Simply put, a chargeback is a transaction in reverse. Rather than putting money into your account, it takes money out. You have to pay a fee for every chargeback, plus, if you get too many, your processing account could be closed.
There are various reasons that a transaction can be disputed and returned through the chargeback process, but most chargebacks occur as a result of fraud. So, if you can reduce fraudulent transactions, you can reduce chargebacks. Here are some steps that may help you to reduce the amount of chargebacks you receive:
For non-pin-based transactions, look at the expiration date and signature panel. If there’s no signature, check the customer’s ID and ask the customer to sign the card. If the customer refuses, don’t accept the card. Always get an authorisation for every transaction by swiping the card or inserting the chip into the terminal. Look at the hologram on the front or back of the card. It should reflect light and appear to move. Chip cards should always be dipped & not swiped. Complete settlements daily as delays can result in a payment dispute.
Since the physical card and cardholder are not present at the point of sale for card-not-present transactions, you should ensure you gather and record as much information as possible from the cardholder before processing a transaction.
Always obtain an authorisation. Ask the customer for the expiration date and include it in your request. If possible, verify the card code – that’s the 3-digit security code located on the back of the card for Visa and MasterCard, or the four-digit number on the front of an American Express card.
If you are still suspicious:
Verify the cardholder’s address using an online maps website.
Verify the cardholder’s phone number by calling it to see if it is connected. Fraudsters often use bogus telephone numbers; a delay in picking up the phone could mean fraudsters are overseas and redirecting calls via the internet.
If you cannot verify the address or phone number, but believe the order is genuine, you can request further identification such as a photocopy of the front and back of the card and a driver’s licence. This ensures the person has the card in their possession. Be on the look-out for images that have been tampered with or that are not a genuine photocopy. Some merchants have reported receiving copies of fake cards; these are often in a JPEG format. Request signed confirmation when delivering products.

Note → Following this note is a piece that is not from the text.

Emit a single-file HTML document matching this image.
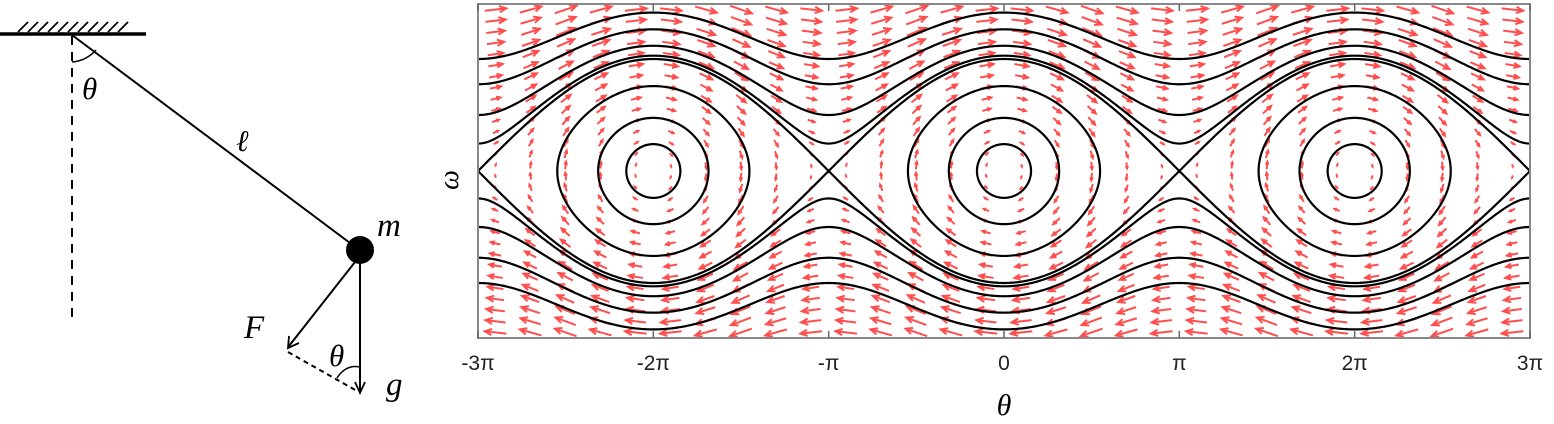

Chargebacks can also be the result of double-charging, credit card expiration or customer disputes. To avoid double-charging, be sure to double-check (even triple-check) the amount you are charging, both on the terminal and on the receipt, and always check the expiration date on the receipt.

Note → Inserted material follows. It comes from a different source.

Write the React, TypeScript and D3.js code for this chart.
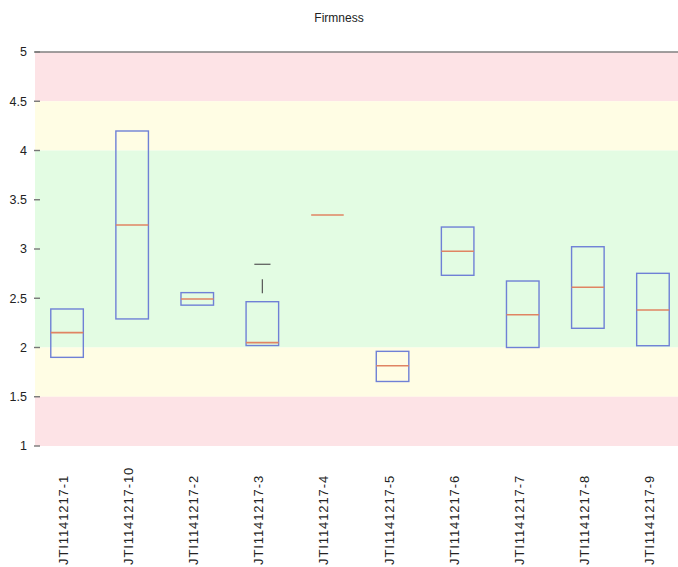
import React from "react";
import * as d3 from "d3";

const categories = [
  "JTI1141217-1", "JTI1141217-10", "JTI1141217-2", "JTI1141217-3", "JTI1141217-4",
  "JTI1141217-5", "JTI1141217-6", "JTI1141217-7", "JTI1141217-8", "JTI1141217-9",
];
const q1 = [1.9, 2.29, 2.43, 2.02, 3.345, 1.655, 2.733, 2.0, 2.195, 2.018];
const medians = [2.151, 3.244, 2.492, 2.05, 3.345, 1.815, 2.977, 2.333, 2.611, 2.381];
const q3 = [2.391, 4.198, 2.557, 2.465, 3.345, 1.961, 3.223, 2.675, 3.023, 2.753];
const upperWhisker: (number | null)[] = [null, null, null, 2.845, null, null, null, null, null, null];

const yTicks = [1, 1.5, 2, 2.5, 3, 3.5, 4, 4.5, 5];
const zones = [
  { from: 4.5, to: 5, color: "#fde3e6" },
  { from: 4, to: 4.5, color: "#fffde4" },
  { from: 2, to: 4, color: "#e3fce3" },
  { from: 1.5, to: 2, color: "#fffde4" },
  { from: 1, to: 1.5, color: "#fde3e6" },
];

const W = 678;
const H = 567;
const plotLeft = 35;
const plotRight = 678;
const plotTop = 52;
const plotBottom = 446;

export default function App() {
  const y = d3.scaleLinear().domain([1, 5]).range([plotBottom, plotTop]);
  const x = d3.scaleBand().domain(categories).range([34.5, 685.5]);
  const bw = x.bandwidth() * 0.5;
  const font = "Liberation Sans, Arial, Helvetica, sans-serif";

  return (
    <svg width={W} height={H} style={{ position: "absolute", left: 0, top: 0, display: "block", background: "#fff" }}>
      <text x={339} y={22} textAnchor="middle" fontFamily={font} fontSize={12} fill="#222">Firmness</text>
      {zones.map((z, i) => (
        <rect key={i} x={plotLeft} y={y(z.to)} width={plotRight - plotLeft} height={y(z.from) - y(z.to)} fill={z.color} />
      ))}
      <line x1={plotLeft} x2={plotRight} y1={y(5)} y2={y(5)} stroke="#808080" strokeWidth={1.6} />
      {yTicks.map((t) => (
        <g key={t}>
          <line x1={34} x2={40} y1={y(t)} y2={y(t)} stroke="#777" strokeWidth={1.4} />
          <text x={27} y={y(t)} dy="0.35em" textAnchor="end" fontFamily={font} fontSize={12.5} fill="#222">{t}</text>
        </g>
      ))}
      {categories.map((c, i) => {
        const cx = (x(c) as number) + x.bandwidth() / 2;
        const w = upperWhisker[i];
        return (
          <g key={c}>
            {w !== null && (
              <g>
                <line x1={cx} x2={cx} y1={y(w)} y2={y(q3[i])} stroke="#555" strokeWidth={1.2}
                  strokeDasharray="14 23" strokeDashoffset={22} />
                <line x1={cx - bw / 4} x2={cx + bw / 4} y1={y(w)} y2={y(w)} stroke="#555" strokeWidth={1.2} />
              </g>
            )}
            <rect x={cx - bw / 2} y={y(q3[i])} width={bw} height={Math.max(0, y(q1[i]) - y(q3[i]))}
              fill="none" stroke="#6f80d6" strokeWidth={1.4} />
            <line x1={cx - bw / 2} x2={cx + bw / 2} y1={y(medians[i])} y2={y(medians[i])} stroke="#e08463" strokeWidth={1.6} />
            <text transform={`translate(${cx + 1},${565}) rotate(-90)`} textAnchor="start" fontFamily={font}
              fontSize={13} letterSpacing={0.9} fill="#222">{c}</text>
          </g>
        );
      })}
    </svg>
  );
}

When it comes to dealing with disputes, the best policy is to keep them to a minimum. Pretty basic, right? To do this, make sure you respond quickly to every customer service request.
Customers aren’t happy when they think they’re being ignored. If they ask for a refund, issue it as quickly as possible. If you don’t, they might think you’re not going to give them a refund and they might call their credit card company, and that can result in a chargeback.
Try publishing your return policy. Put it on a sign near the register and include in on your sales receipts.
And remember, if you use a third party processing company, that company’s name will appear on the customer’s statement, not yours, so let the customers know this to avoid confusion.
For online transactions, your refund policy should be disclosed to customers before the transaction. Merchants should provide a valid “click to accept” disclosure and the policy placed on the same page is in a scroll down format to prove that customer was aware of policy at the time of the transaction.
Finally, if you sell items on the internet, describe the items in as much detail as possible. Pictures and measurements are helpful.
As a general rule, keep as much information about your transaction and your customers as you can, including any emails or other correspondence.
Chargebacks cost you time and they cost you money, and unfortunately, they’re an unavoidable part of doing business. But, if you’re vigilant against fraud, and communicate with your customers, you’ll see fewer of them and you’ll spend less time dealing with the hassles.